76 Days: Scenes from the Wuhan Lockdown

One of Hao Wu's Mainland-based co-directors preferred to remain anonymous in the credits of their film documenting Wuhan during the lockdown. That is totally understandable, given how tightly the CCP regime has controlled information regarding the outbreak. However, there is one name conspicuously missing from the film: Dr. Li Wenliang, the “whistleblower” doctor who was arrested and forced to recant his warnings of a coronavirus outbreak, before eventually succumbing to Covid-19 himself. His full story needs to be told, but Hao Wu, Weixi Chen, and anonymous focus solely on the anguish that resulted inside four overwhelmed Wuhan hospitals, struggling to keep up with pandemic in 76 Days, which releases virtually this Friday.

There is no background or context provided during
76 Days, just an immersive examination of the triage, in the style of a Wiseman doc, but with more urgency. It is hard to say whether some of the action was recorded in Dr. Li’s Wuhan Central Hospital, now also known as “Whistleblower Hospital,” because Wu did his best to obscure details that could identify people and places during the editing. His efforts were aided by the head-to-toe PPE-gear that almost entirely renders the medical personnel anonymous. Of course, this also presents a “dramatic” challenge, but the catastrophic nature of the situation still comes through, in scene after scene.

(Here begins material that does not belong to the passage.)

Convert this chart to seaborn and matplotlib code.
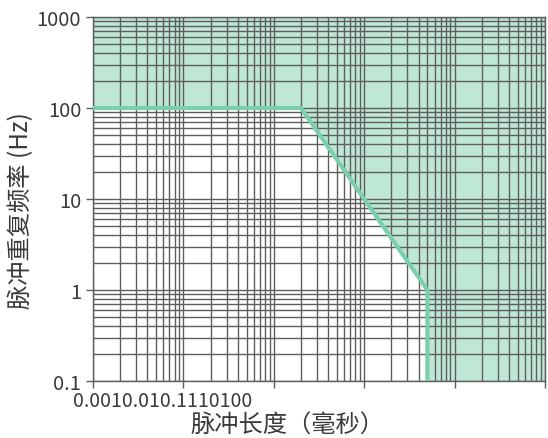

Perhaps the most poignant sequences involve a young couple, who are desperate to finally see their infant daughter, who was born while her pregnant mother was in treatment for Covid. Nicknamed “Little Penguin” by the hospital staff, the unnamed baby has yet to be held by her parent’ arms, but at least they are all expected to survive. The prognosis is not so good for other patients.

Indeed, opens with the chilling scene of a hospital employee wailing for deceased father, whom she is not allowed to see, due to safety protocols. In shaping his codirectors’ footage, Wu largely avoids overtly political references. However, there is a weird incident involving a distressed elderly patient, whose son on a cell phone basically tells him to suck it up and start acting like a Party member.

76 Days
inspires a mixed response. The medical professionals who basically kept Wuhan from completely collapsing through their heroic efforts deserve to have their personal stories told in films like this. Yet, there is so much more to the macro-story. There was the silencing of Dr. Li and other whistleblowers, false denials, as well as the deliberate destruction of samples identified in labs (see the timeline nicely laid out on Axios). This also needs to be thoroughly detailed on film, because state backed filmmakers will surely try to rewrite history with a heroic propaganda film, in much the same way they tried to rewrite the history of the Xingang oil disaster in The Bravest. Of course, if Wu had included that kind of wider subject matter, it would have most likely put his Wuhan collaborators in very real jeopardy.

The personal tragedy Wu, Chen, and Anonymous capture is undeniably moving, but it is arguably even more important to explain how it happened and why it didn’t have to. Xi and the CCP failed Wuhan and now the entire world is paying a heavy price. Take the cases depicted in
76 Days and then multiple by 5 or 6 million (to reach 62.6 million cases and 1.46 million deaths). Recommended as an admirable example of guerilla documentary filmmaking in China (but not the definitive documentary we still need), 76 Days opens virtually this Friday (12/4).